As a matter of fact on issue of merger, CoPU is more emphatic when it says in recommendation No.3.

 “The Committee also recommends that all the loss attributable to merger of IA and AI should be recouped by the government as the decision of merger was a policy decision spearheaded by the ministry in-charge”

 

What more indictment do you expect? Read this along with what CAG says “In our view, the potential benefit for the merger would have been far higher, had this been undertaken before finalisation of massive and separate fleet acquisition exercises undertaken by AI and IA.”  This makes the acquisition deal much more murkier leading to stupendous loss to AI and IA, which has to be now recouped by government through tax payers’ money.  Who is accountable for this huge loss?  Praful Patel, like A Raja, says in the decision for hasty acquisition of fleet both PM and the then FM were in loop.  What will PM say? “Coalition compulsion” or “Compulsion of Strategic Partnership?” US embassy communication in April 2005 as reported by Wikileaks says “The large procurement such as this one require multi pronged strategies.  While it is important to nurture the technical interlocutors on technical aspect of the bid (eg. price, delivery schedules, counter trade offset) it is equally, if not more, important for company leadership to touch the right political bases at the right levels”.

 

IS THERE ANY

ACCOUNTABILITY?

Right levels were obviously touched.  The modalities of touching is also not unknown to the country – remember Rs 64 crore spent by the US company Enron for political education. Sections of media and civil society can seek blood selectively for corrupt politicians and bureaucrats. But they are silent when the “strategic partner” and its company are involved. They are silent when Patel, an industrialist, articulate, media savvy, and above all the darling of private civil aviation lobby is involved.

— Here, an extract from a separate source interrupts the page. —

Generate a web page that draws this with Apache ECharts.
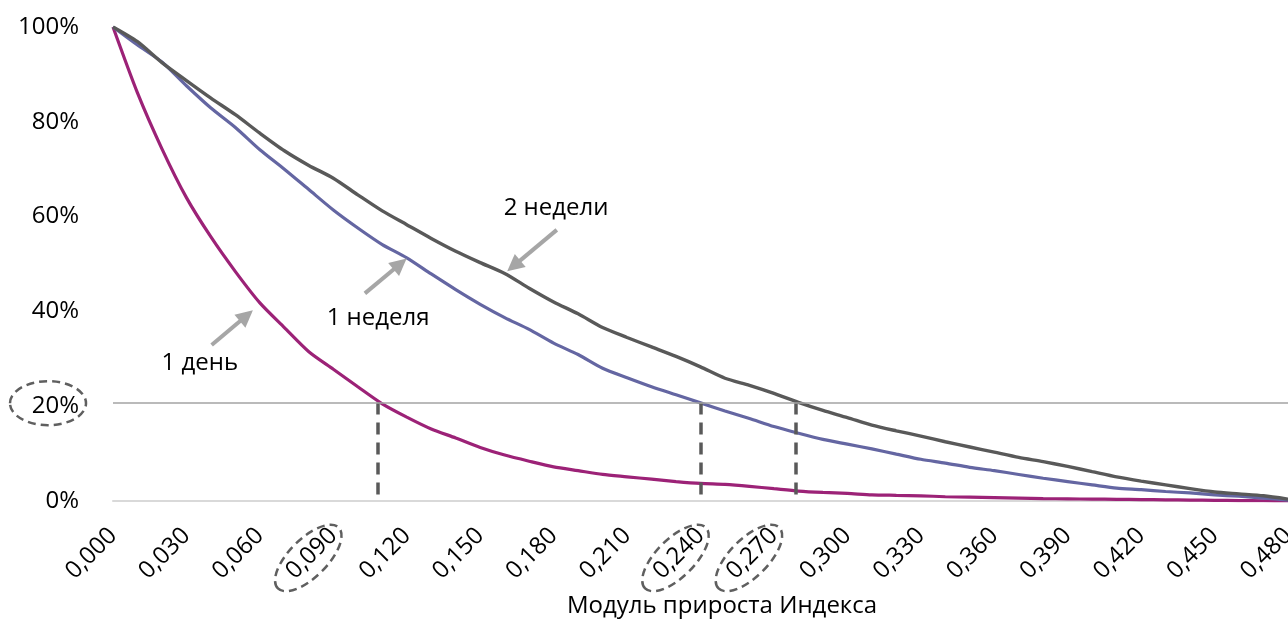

The walk the talkers, the Padmashree TV anchors, the corporate media are only keen on privatising  Air India but they are eloquently dumb on the scam, leading to the disaster thrust on public carriers. When CAG and CoPU are ignored and the major opposition party and media are silent, public opinion has to be created for immediate resignation of Praful Patel who has been identified and indicted by both CAG & CoPU without any ambiguity.  An independent probe should be conducted, to find out the other culprits for the well scripted disaster plan of Air India. There has to be some accountability if a parliamentary system is to be sustained.